Your task is to transcribe all of the records exactly and leave out the pictures.
+++ Data provided
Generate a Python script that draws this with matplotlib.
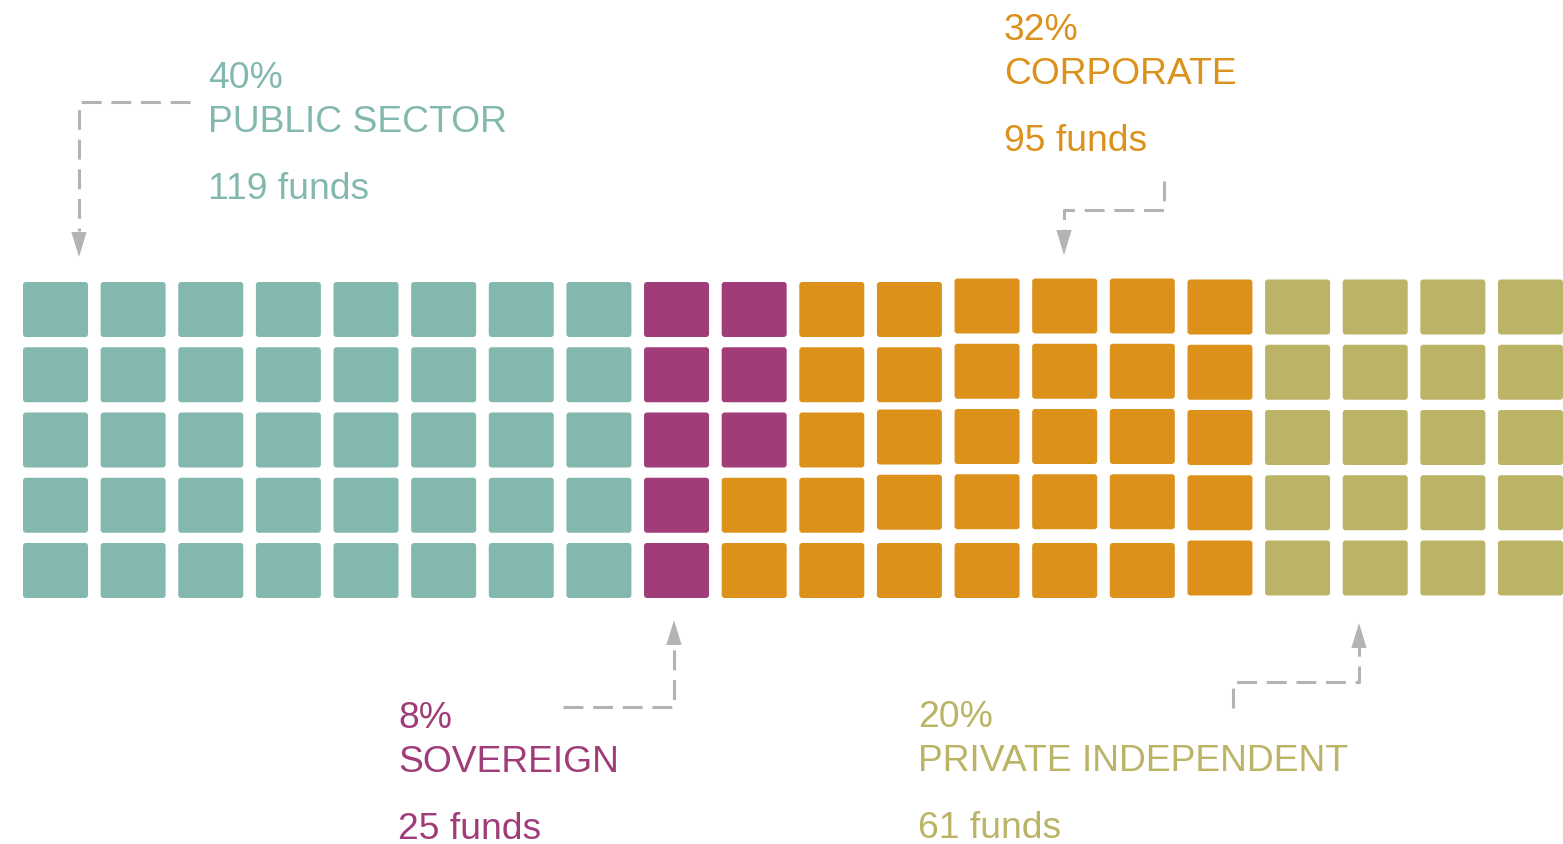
import matplotlib.pyplot as plt
from matplotlib.patches import FancyBboxPatch

plt.rcParams['font.family'] = ['Liberation Sans', 'DejaVu Sans']

# data
categories = ['PUBLIC SECTOR', 'SOVEREIGN', 'CORPORATE', 'PRIVATE INDEPENDENT']
shares = [40, 8, 32, 20]
funds = [119, 25, 95, 61]
colors = ['#83B8AF', '#A03C78', '#DC911B', '#BBB366']

# layout (pixels, figure is 1563 x 844)
W, H = 1563, 844
n_rows = 5
x0, y0 = 23, 282
pitch_x, pitch_y = 77.63, 65.25
cell_w, cell_h = 65, 55
# small nudges seen in the original grid: (col, row) -> dy
nudge = {}
for r in (2, 3):
    nudge[(11, r)] = -3
for c in (12, 13, 14):
    for r in range(4):
        nudge[(c, r)] = -3.5
for c in range(15, 20):
    for r in range(5):
        nudge[(c, r)] = -2.5

fig = plt.figure(figsize=(W / 100, H / 100), dpi=100)
ax = fig.add_axes([0, 0, 1, 1])
ax.set_xlim(0, W)
ax.set_ylim(H, 0)
ax.axis('off')

# waffle cells, filled column by column, top to bottom
cell_colors = []
for share, col in zip(shares, colors):
    cell_colors += [col] * share

for i, col in enumerate(cell_colors):
    c, r = divmod(i, n_rows)
    x = x0 + c * pitch_x
    y = y0 + r * pitch_y + nudge.get((c, r), 0)
    ax.add_patch(FancyBboxPatch((x + 3, y + 3), cell_w - 6, cell_h - 6,
                                boxstyle='round,pad=3', fc=col, ec='none'))

# labels
label_pos = [(208, 88), (398, 728), (1004, 40), (918, 727)]
fs = 26.8
for cat, share, n, col, (lx, ly) in zip(categories, shares, funds, colors, label_pos):
    ax.text(lx, ly, f'{share}%', color=col, fontsize=fs, va='baseline')
    ax.text(lx, ly + 44, cat, color=col, fontsize=fs, va='baseline')
    ax.text(lx, ly + 111, f'{n} funds', color=col, fontsize=fs, va='baseline')

# dashed leader lines with arrowheads
gray = '#B3B3B3'
leaders = [
    ([190, 79, 79], [102, 102, 231], (79, 257)),
    ([1164, 1164, 1064, 1064], [181, 210, 210, 230], (1064, 255)),
    ([563, 674, 674], [707, 707, 646], (674, 620)),
    ([1233, 1233, 1359, 1359], [708, 682, 682, 647], (1359, 623)),
]
for xs, ys, tip in leaders:
    ax.plot(xs, ys, color=gray, lw=2.2, dashes=(6.5, 3.2), solid_capstyle='butt')
    ax.annotate('', xy=tip, xytext=(xs[-1], ys[-1]),
                arrowprops=dict(arrowstyle='-|>,head_length=1.8,head_width=0.55',
                                color=gray, lw=0, shrinkA=0, shrinkB=0))

fig.savefig('out.png', dpi=100, facecolor='white')
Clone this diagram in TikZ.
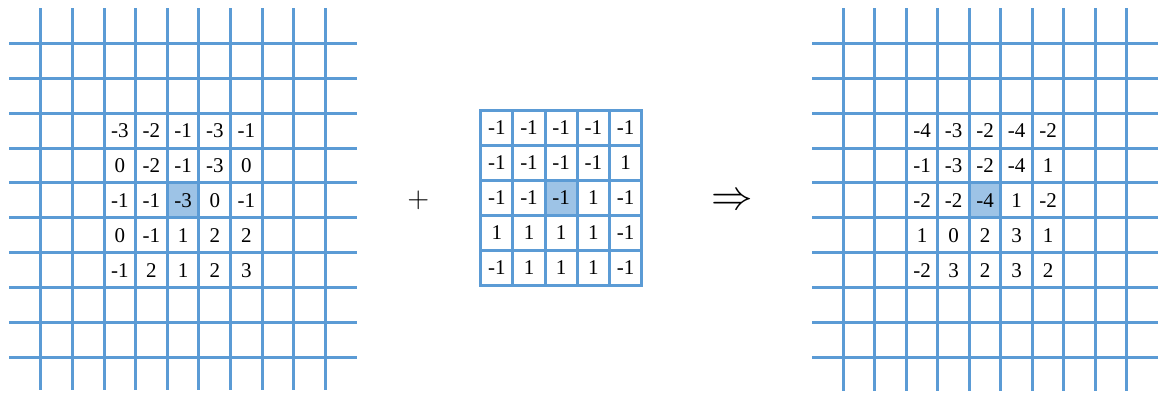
\documentclass[tikz,border=0pt]{standalone}
\usepackage{fontspec}
\setmainfont{Liberation Serif}
\definecolor{gridblue}{RGB}{91,155,213}
\definecolor{centrefill}{RGB}{157,195,230}

\begin{document}
\begin{tikzpicture}[x=0.5pt, y=-0.5pt,
  gline/.style={draw=gridblue, line width=1.5pt},
  kline/.style={gline, line cap=rect},
  val/.style={font=\fontsize{10.5}{12}\selectfont, inner sep=0},
  op/.style={inner sep=0},
]
\useasboundingbox (0,0) rectangle (1158,397);
% ---- centre cells (under the lines)
\fill[centrefill] (167.3,183.2) rectangle (199,218.1);
\fill[centrefill] (545,180.7) rectangle (576.7,215.8);
\fill[centrefill] (969.3,183.2) rectangle (1000.8,218.1);
% ---- left grid: image
\foreach \i in {0,...,9} {
  \draw[gline] ({40.7+31.65*\i},8) -- ({40.7+31.65*\i},390);
  \draw[gline] (9,{43.3+34.9*\i}) -- (357,{43.3+34.9*\i});
}
\foreach \row [count=\r] in {{-3,-2,-1,-3,-1},{0,-2,-1,-3,0},{-1,-1,-3,0,-1},
                            {0,-1,1,2,2},{-1,2,1,2,3}} {
  \foreach \v [count=\c] in \row {
    \node[val] (in-\r-\c) at ({40.7+31.65*(\c+1.5)},{43.3+34.9*(\r+1.5)}) {\v};
  }
}
% ---- kernel
\foreach \i in {0,...,5} {
  \draw[kline] ({480.7+32.2*\i},110) -- ({480.7+32.2*\i},285);
  \draw[kline] (480.7,{110+35*\i}) -- (641.7,{110+35*\i});
}
\foreach \row [count=\r] in {{-1,-1,-1,-1,-1},{-1,-1,-1,-1,1},{-1,-1,-1,1,-1},
                            {1,1,1,1,-1},{-1,1,1,1,-1}} {
  \foreach \v [count=\c] in \row {
    \node[val] (ker-\r-\c) at ({480.7+32.2*(\c-0.5)},{110+35*(\r-0.5)}) {\v};
  }
}
% ---- right grid: result
\foreach \i in {0,...,9} {
  \draw[gline] ({843.3+31.5*\i},8) -- ({843.3+31.5*\i},391);
  \draw[gline] (812,{43.3+34.9*\i}) -- (1158,{43.3+34.9*\i});
}
\foreach \row [count=\r] in {{-4,-3,-2,-4,-2},{-1,-3,-2,-4,1},{-2,-2,-4,1,-2},
                            {1,0,2,3,1},{-2,3,2,3,2}} {
  \foreach \v [count=\c] in \row {
    \node[val] (out-\r-\c) at ({843.3+31.5*(\c+1.5)},{43.3+34.9*(\r+1.5)}) {\v};
  }
}
% operators
\node[op, font=\fontsize{15}{18}\selectfont] (plus) at (418.3,200.7) {$+$};
\node[op, font=\fontsize{20}{24}\selectfont] (yields) at (732,201.5) {$\Rightarrow$};
\end{tikzpicture}
\end{document}
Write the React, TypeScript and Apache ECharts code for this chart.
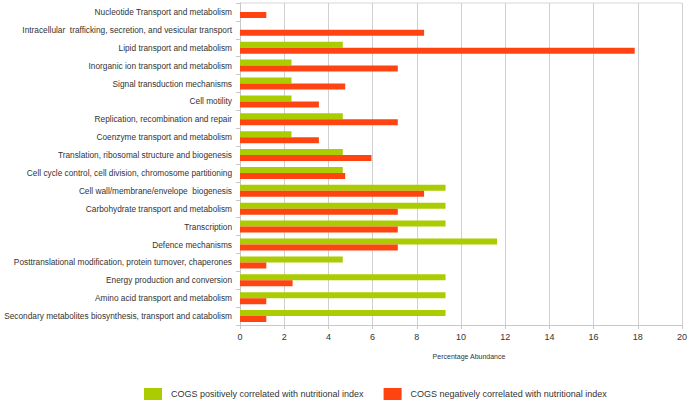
++++++
● Written answer
Generate a Python script that draws this with matplotlib.
import matplotlib.pyplot as plt
from matplotlib.patches import FancyBboxPatch

plt.rcParams['font.family'] = ['Liberation Sans', 'DejaVu Sans']

# data
categories = ['PUBLIC SECTOR', 'SOVEREIGN', 'CORPORATE', 'PRIVATE INDEPENDENT']
shares = [40, 8, 32, 20]
funds = [119, 25, 95, 61]
colors = ['#83B8AF', '#A03C78', '#DC911B', '#BBB366']

# layout (pixels, figure is 1563 x 844)
W, H = 1563, 844
n_rows = 5
x0, y0 = 23, 282
pitch_x, pitch_y = 77.63, 65.25
cell_w, cell_h = 65, 55
# small nudges seen in the original grid: (col, row) -> dy
nudge = {}
for r in (2, 3):
    nudge[(11, r)] = -3
for c in (12, 13, 14):
    for r in range(4):
        nudge[(c, r)] = -3.5
for c in range(15, 20):
    for r in range(5):
        nudge[(c, r)] = -2.5

fig = plt.figure(figsize=(W / 100, H / 100), dpi=100)
ax = fig.add_axes([0, 0, 1, 1])
ax.set_xlim(0, W)
ax.set_ylim(H, 0)
ax.axis('off')

# waffle cells, filled column by column, top to bottom
cell_colors = []
for share, col in zip(shares, colors):
    cell_colors += [col] * share

for i, col in enumerate(cell_colors):
    c, r = divmod(i, n_rows)
    x = x0 + c * pitch_x
    y = y0 + r * pitch_y + nudge.get((c, r), 0)
    ax.add_patch(FancyBboxPatch((x + 3, y + 3), cell_w - 6, cell_h - 6,
                                boxstyle='round,pad=3', fc=col, ec='none'))

# labels
label_pos = [(208, 88), (398, 728), (1004, 40), (918, 727)]
fs = 26.8
for cat, share, n, col, (lx, ly) in zip(categories, shares, funds, colors, label_pos):
    ax.text(lx, ly, f'{share}%', color=col, fontsize=fs, va='baseline')
    ax.text(lx, ly + 44, cat, color=col, fontsize=fs, va='baseline')
    ax.text(lx, ly + 111, f'{n} funds', color=col, fontsize=fs, va='baseline')

# dashed leader lines with arrowheads
gray = '#B3B3B3'
leaders = [
    ([190, 79, 79], [102, 102, 231], (79, 257)),
    ([1164, 1164, 1064, 1064], [181, 210, 210, 230], (1064, 255)),
    ([563, 674, 674], [707, 707, 646], (674, 620)),
    ([1233, 1233, 1359, 1359], [708, 682, 682, 647], (1359, 623)),
]
for xs, ys, tip in leaders:
    ax.plot(xs, ys, color=gray, lw=2.2, dashes=(6.5, 3.2), solid_capstyle='butt')
    ax.annotate('', xy=tip, xytext=(xs[-1], ys[-1]),
                arrowprops=dict(arrowstyle='-|>,head_length=1.8,head_width=0.55',
                                color=gray, lw=0, shrinkA=0, shrinkB=0))

fig.savefig('out.png', dpi=100, facecolor='white')
Clone this diagram in TikZ.
\documentclass[tikz,border=0pt]{standalone}
\usepackage{fontspec}
\setmainfont{Liberation Serif}
\definecolor{gridblue}{RGB}{91,155,213}
\definecolor{centrefill}{RGB}{157,195,230}

\begin{document}
\begin{tikzpicture}[x=0.5pt, y=-0.5pt,
  gline/.style={draw=gridblue, line width=1.5pt},
  kline/.style={gline, line cap=rect},
  val/.style={font=\fontsize{10.5}{12}\selectfont, inner sep=0},
  op/.style={inner sep=0},
]
\useasboundingbox (0,0) rectangle (1158,397);
% ---- centre cells (under the lines)
\fill[centrefill] (167.3,183.2) rectangle (199,218.1);
\fill[centrefill] (545,180.7) rectangle (576.7,215.8);
\fill[centrefill] (969.3,183.2) rectangle (1000.8,218.1);
% ---- left grid: image
\foreach \i in {0,...,9} {
  \draw[gline] ({40.7+31.65*\i},8) -- ({40.7+31.65*\i},390);
  \draw[gline] (9,{43.3+34.9*\i}) -- (357,{43.3+34.9*\i});
}
\foreach \row [count=\r] in {{-3,-2,-1,-3,-1},{0,-2,-1,-3,0},{-1,-1,-3,0,-1},
                            {0,-1,1,2,2},{-1,2,1,2,3}} {
  \foreach \v [count=\c] in \row {
    \node[val] (in-\r-\c) at ({40.7+31.65*(\c+1.5)},{43.3+34.9*(\r+1.5)}) {\v};
  }
}
% ---- kernel
\foreach \i in {0,...,5} {
  \draw[kline] ({480.7+32.2*\i},110) -- ({480.7+32.2*\i},285);
  \draw[kline] (480.7,{110+35*\i}) -- (641.7,{110+35*\i});
}
\foreach \row [count=\r] in {{-1,-1,-1,-1,-1},{-1,-1,-1,-1,1},{-1,-1,-1,1,-1},
                            {1,1,1,1,-1},{-1,1,1,1,-1}} {
  \foreach \v [count=\c] in \row {
    \node[val] (ker-\r-\c) at ({480.7+32.2*(\c-0.5)},{110+35*(\r-0.5)}) {\v};
  }
}
% ---- right grid: result
\foreach \i in {0,...,9} {
  \draw[gline] ({843.3+31.5*\i},8) -- ({843.3+31.5*\i},391);
  \draw[gline] (812,{43.3+34.9*\i}) -- (1158,{43.3+34.9*\i});
}
\foreach \row [count=\r] in {{-4,-3,-2,-4,-2},{-1,-3,-2,-4,1},{-2,-2,-4,1,-2},
                            {1,0,2,3,1},{-2,3,2,3,2}} {
  \foreach \v [count=\c] in \row {
    \node[val] (out-\r-\c) at ({843.3+31.5*(\c+1.5)},{43.3+34.9*(\r+1.5)}) {\v};
  }
}
% operators
\node[op, font=\fontsize{15}{18}\selectfont] (plus) at (418.3,200.7) {$+$};
\node[op, font=\fontsize{20}{24}\selectfont] (yields) at (732,201.5) {$\Rightarrow$};
\end{tikzpicture}
\end{document}
Write the React, TypeScript and Apache ECharts code for this chart.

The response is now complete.